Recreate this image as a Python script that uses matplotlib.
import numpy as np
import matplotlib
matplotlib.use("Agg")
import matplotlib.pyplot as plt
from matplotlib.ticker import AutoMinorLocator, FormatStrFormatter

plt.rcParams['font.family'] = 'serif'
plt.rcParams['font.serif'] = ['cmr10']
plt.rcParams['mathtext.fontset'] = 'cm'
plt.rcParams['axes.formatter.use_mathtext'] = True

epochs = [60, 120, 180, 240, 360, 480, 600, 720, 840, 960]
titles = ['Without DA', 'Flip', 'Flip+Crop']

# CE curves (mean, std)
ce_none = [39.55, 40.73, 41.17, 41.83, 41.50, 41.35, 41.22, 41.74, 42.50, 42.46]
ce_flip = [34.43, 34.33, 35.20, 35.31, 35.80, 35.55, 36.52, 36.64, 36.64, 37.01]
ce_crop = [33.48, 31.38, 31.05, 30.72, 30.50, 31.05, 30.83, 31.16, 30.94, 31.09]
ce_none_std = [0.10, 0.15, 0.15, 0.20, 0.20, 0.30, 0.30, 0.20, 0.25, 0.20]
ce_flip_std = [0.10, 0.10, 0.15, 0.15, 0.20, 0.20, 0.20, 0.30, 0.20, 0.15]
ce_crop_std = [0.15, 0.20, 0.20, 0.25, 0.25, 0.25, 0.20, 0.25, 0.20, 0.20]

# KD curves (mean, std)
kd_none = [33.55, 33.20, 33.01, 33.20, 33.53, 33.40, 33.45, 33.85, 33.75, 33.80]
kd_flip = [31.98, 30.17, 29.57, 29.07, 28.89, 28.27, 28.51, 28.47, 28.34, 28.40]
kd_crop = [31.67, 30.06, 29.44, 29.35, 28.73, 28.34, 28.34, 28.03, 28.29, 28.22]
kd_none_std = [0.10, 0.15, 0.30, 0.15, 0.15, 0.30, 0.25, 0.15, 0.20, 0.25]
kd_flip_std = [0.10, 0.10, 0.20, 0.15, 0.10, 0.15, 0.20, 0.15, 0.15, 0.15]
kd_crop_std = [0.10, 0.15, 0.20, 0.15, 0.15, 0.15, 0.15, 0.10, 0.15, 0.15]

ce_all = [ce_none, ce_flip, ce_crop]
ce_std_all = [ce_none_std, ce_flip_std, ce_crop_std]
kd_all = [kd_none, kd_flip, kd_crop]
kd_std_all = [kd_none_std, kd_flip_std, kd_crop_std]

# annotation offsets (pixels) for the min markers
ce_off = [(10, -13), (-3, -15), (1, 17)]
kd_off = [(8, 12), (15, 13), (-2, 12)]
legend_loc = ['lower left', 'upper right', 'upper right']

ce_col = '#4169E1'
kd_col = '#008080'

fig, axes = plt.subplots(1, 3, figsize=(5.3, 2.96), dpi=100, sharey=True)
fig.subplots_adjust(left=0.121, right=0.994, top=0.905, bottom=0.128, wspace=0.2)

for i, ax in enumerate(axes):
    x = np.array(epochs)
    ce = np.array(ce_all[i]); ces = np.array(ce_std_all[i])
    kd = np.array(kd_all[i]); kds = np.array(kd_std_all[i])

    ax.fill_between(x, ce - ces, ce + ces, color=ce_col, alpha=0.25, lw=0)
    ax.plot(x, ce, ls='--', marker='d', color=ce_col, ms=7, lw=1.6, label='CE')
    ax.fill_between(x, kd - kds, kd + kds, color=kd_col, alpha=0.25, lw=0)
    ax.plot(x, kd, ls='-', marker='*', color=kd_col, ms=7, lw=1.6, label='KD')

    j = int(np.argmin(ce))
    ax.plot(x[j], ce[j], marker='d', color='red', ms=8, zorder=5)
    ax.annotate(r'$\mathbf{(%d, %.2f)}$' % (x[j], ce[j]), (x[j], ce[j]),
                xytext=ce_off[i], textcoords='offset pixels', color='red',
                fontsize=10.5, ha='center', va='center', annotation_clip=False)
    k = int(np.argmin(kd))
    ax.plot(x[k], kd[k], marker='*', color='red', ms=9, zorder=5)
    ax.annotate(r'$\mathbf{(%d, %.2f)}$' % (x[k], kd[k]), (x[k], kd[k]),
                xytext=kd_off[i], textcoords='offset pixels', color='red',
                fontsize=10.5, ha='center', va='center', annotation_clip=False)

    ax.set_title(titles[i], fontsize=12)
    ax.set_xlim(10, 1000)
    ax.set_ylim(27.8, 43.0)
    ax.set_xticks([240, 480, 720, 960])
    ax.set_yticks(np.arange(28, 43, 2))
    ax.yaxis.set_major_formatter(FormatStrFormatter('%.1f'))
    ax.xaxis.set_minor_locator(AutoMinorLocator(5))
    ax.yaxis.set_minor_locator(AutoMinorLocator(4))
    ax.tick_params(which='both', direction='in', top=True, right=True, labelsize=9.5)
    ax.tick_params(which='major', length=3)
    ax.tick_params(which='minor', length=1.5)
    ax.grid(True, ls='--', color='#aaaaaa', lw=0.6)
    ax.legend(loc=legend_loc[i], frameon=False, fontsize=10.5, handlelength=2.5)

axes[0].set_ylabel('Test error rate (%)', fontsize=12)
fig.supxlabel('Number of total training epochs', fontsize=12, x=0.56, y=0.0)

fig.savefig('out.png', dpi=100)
#####
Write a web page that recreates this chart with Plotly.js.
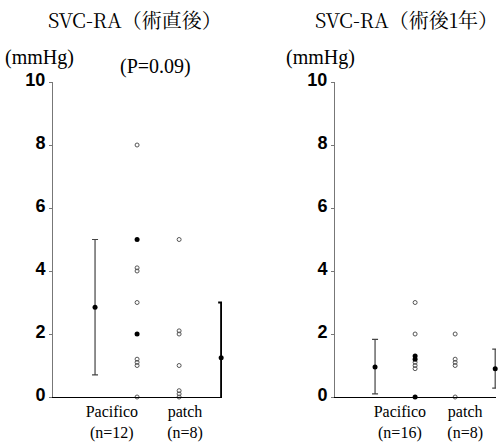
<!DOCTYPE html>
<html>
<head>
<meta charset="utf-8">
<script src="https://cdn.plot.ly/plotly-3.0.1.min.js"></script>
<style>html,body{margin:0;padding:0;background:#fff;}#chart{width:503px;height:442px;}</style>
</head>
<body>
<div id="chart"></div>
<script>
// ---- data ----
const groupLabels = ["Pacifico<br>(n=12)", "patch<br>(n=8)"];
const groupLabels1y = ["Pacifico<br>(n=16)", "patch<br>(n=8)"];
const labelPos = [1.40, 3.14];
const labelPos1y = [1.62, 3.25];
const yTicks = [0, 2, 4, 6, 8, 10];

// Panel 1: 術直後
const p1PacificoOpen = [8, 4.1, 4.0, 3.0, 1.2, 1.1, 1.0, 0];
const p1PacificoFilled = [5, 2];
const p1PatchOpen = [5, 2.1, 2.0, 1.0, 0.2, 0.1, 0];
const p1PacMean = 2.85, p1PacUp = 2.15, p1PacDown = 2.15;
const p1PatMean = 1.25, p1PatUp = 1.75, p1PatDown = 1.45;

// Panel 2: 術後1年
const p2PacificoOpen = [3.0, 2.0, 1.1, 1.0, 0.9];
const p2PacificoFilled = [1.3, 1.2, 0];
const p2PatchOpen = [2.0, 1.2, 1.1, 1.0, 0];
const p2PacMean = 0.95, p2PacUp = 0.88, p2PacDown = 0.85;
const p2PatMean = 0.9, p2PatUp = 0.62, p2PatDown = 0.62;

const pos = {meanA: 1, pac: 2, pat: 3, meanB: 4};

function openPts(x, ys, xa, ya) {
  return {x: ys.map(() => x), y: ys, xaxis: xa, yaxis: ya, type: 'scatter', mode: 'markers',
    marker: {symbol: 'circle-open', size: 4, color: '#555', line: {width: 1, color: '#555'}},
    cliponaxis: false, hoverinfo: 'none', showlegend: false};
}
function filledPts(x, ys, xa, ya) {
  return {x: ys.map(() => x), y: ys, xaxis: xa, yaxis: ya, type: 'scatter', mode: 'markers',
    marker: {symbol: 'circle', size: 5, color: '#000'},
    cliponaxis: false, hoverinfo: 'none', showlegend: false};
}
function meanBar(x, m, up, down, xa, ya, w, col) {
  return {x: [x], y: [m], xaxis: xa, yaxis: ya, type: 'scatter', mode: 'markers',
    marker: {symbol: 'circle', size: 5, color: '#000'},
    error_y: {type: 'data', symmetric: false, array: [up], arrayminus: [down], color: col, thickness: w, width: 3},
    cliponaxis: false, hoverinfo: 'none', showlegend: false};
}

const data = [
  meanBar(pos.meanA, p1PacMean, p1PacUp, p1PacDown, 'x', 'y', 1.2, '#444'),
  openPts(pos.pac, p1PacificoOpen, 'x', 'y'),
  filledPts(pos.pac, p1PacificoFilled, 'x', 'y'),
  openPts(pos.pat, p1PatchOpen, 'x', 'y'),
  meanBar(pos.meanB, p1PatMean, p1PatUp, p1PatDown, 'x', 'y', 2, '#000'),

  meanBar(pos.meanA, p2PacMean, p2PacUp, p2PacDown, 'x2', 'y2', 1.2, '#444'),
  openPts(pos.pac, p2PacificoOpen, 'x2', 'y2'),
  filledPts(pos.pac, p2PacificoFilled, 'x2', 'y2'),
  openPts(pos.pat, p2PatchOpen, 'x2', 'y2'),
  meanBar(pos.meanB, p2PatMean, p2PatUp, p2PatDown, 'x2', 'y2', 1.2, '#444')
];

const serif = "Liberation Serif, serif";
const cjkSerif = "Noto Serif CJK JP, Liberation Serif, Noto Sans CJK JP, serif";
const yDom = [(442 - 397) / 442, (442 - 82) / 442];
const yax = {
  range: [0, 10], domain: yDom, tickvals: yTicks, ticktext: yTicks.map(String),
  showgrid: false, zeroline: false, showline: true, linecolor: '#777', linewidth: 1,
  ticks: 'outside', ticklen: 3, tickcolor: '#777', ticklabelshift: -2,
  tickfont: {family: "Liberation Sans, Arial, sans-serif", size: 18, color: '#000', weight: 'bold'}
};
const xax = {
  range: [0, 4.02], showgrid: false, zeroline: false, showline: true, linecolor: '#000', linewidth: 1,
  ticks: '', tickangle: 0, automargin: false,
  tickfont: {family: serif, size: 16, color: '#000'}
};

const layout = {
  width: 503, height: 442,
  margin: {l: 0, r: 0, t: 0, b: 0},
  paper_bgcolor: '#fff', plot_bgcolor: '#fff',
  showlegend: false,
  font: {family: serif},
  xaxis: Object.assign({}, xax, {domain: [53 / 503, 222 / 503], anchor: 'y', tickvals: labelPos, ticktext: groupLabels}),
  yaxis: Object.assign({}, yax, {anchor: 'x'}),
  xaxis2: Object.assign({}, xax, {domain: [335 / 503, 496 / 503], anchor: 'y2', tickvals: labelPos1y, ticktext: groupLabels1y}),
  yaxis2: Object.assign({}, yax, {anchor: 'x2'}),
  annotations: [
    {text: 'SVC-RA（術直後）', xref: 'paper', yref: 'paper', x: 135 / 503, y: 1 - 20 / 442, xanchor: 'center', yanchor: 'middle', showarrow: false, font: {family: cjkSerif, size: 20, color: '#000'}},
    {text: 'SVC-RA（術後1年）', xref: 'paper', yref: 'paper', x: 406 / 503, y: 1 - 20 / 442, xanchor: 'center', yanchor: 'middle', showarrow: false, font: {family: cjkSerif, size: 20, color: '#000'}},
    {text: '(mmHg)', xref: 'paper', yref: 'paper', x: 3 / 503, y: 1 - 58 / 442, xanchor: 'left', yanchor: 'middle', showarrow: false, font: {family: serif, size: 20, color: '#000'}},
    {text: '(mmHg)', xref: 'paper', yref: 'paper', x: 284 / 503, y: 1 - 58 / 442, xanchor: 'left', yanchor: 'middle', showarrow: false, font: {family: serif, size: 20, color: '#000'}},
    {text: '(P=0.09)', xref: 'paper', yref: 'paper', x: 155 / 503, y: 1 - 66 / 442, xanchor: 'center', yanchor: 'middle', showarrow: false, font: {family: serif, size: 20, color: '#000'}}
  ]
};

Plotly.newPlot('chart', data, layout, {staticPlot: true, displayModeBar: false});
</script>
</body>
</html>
#####
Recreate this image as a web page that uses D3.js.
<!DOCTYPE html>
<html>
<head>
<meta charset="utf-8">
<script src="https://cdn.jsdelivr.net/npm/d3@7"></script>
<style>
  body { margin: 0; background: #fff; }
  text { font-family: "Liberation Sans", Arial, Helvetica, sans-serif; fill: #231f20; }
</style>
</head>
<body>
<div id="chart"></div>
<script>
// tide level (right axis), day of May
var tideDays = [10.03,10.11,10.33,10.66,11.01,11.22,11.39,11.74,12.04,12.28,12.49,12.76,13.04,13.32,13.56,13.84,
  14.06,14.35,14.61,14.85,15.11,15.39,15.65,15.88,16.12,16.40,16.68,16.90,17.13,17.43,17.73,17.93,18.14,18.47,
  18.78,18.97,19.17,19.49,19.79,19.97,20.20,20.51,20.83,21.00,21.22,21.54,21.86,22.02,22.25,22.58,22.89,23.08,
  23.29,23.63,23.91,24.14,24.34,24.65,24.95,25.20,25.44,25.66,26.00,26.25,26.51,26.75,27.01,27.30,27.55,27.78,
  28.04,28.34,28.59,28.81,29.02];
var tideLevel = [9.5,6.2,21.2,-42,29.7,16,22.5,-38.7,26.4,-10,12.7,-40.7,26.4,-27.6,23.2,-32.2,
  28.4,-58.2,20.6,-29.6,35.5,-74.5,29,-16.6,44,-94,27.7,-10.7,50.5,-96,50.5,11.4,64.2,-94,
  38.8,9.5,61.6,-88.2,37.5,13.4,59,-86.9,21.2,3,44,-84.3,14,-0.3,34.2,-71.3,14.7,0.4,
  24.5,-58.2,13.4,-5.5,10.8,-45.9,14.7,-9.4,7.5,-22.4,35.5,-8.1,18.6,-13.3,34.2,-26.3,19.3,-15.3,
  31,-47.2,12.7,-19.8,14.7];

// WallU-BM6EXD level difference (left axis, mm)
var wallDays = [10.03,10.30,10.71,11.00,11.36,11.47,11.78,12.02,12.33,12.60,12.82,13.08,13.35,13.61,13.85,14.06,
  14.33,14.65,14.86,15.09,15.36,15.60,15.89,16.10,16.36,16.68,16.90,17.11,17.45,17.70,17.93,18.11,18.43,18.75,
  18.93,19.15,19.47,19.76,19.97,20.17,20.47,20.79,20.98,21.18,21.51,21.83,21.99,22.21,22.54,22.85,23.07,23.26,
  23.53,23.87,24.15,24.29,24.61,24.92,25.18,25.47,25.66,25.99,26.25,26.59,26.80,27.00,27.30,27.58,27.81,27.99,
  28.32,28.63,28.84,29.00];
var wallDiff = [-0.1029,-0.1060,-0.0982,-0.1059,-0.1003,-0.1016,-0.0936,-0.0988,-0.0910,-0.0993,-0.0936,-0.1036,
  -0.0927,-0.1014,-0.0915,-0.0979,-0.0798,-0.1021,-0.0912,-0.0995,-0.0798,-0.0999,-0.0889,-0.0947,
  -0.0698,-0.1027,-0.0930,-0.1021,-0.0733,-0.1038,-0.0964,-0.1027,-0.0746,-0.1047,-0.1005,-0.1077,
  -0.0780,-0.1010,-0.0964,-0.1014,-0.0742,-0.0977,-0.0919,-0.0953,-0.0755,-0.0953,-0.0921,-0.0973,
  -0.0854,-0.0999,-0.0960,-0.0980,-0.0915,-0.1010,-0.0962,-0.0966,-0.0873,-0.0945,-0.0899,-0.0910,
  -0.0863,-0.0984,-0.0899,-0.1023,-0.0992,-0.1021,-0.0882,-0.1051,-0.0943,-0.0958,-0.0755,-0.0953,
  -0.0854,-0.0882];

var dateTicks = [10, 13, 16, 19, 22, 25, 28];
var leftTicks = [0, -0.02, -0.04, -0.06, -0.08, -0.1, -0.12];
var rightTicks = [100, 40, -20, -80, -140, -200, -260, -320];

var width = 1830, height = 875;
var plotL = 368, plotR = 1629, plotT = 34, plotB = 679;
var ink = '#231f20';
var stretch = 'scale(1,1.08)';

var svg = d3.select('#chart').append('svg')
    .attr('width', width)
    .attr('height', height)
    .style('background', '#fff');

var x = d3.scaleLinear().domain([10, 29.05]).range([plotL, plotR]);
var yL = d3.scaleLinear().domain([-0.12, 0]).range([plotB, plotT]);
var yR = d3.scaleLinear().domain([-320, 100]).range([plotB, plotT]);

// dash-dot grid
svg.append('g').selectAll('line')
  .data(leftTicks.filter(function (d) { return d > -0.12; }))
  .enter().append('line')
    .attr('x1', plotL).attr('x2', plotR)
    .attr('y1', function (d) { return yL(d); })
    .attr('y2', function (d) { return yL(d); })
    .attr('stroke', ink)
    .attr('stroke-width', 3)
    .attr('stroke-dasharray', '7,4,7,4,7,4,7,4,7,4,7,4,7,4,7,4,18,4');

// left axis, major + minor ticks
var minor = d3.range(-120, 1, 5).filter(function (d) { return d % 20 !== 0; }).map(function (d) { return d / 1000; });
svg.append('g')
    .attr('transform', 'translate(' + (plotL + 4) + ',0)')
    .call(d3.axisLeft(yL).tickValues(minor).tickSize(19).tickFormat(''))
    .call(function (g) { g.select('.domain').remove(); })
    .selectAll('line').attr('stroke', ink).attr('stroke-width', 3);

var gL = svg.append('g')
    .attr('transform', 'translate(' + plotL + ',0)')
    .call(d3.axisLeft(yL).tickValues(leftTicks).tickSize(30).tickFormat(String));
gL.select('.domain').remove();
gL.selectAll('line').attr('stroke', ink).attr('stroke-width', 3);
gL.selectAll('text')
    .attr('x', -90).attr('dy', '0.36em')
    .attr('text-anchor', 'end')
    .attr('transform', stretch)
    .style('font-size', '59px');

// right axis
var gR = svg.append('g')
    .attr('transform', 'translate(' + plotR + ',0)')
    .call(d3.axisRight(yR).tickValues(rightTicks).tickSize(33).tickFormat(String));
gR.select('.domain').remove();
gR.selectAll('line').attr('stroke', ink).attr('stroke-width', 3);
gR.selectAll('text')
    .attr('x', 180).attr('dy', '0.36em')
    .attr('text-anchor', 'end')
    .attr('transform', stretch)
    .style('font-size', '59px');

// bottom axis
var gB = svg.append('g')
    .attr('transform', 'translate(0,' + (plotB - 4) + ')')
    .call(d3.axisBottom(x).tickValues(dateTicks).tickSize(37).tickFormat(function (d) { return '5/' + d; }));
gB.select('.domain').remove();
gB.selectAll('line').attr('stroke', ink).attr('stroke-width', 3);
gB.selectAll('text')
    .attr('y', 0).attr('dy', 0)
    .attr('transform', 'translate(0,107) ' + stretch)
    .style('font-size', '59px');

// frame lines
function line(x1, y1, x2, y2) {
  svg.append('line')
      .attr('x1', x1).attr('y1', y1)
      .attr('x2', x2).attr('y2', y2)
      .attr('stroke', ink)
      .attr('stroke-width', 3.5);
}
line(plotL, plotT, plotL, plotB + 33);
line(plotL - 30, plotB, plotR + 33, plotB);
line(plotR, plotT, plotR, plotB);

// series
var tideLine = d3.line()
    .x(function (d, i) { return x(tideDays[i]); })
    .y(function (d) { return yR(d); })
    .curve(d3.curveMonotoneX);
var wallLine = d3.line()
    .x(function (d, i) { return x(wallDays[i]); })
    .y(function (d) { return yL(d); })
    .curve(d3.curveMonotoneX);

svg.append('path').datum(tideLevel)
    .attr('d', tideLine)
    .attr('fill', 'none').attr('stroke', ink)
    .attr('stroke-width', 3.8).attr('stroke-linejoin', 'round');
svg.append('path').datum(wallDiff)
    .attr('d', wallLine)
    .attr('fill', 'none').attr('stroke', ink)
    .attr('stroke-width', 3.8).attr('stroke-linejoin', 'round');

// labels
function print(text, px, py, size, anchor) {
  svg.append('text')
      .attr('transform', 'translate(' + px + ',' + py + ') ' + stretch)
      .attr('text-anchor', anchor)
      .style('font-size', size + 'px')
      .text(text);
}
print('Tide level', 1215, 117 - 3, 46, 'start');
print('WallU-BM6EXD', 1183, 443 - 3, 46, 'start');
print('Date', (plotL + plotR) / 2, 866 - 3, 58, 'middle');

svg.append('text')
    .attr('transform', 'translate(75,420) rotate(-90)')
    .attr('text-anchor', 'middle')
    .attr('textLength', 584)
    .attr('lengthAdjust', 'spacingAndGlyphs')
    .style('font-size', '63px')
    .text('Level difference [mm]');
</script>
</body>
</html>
#####
Given instruction | Include both the line containing "Write a web" and the line containing "const yTicks = [0, 2, 4, 6, 8, 10];" when you write out everything between them, exactly. Leave the pictures out.

Result |
Write a web page that recreates this chart with Plotly.js.
<!DOCTYPE html>
<html>
<head>
<meta charset="utf-8">
<script src="https://cdn.plot.ly/plotly-3.0.1.min.js"></script>
<style>html,body{margin:0;padding:0;background:#fff;}#chart{width:503px;height:442px;}</style>
</head>
<body>
<div id="chart"></div>
<script>
// ---- data ----
const groupLabels = ["Pacifico<br>(n=12)", "patch<br>(n=8)"];
const groupLabels1y = ["Pacifico<br>(n=16)", "patch<br>(n=8)"];
const labelPos = [1.40, 3.14];
const labelPos1y = [1.62, 3.25];
const yTicks = [0, 2, 4, 6, 8, 10];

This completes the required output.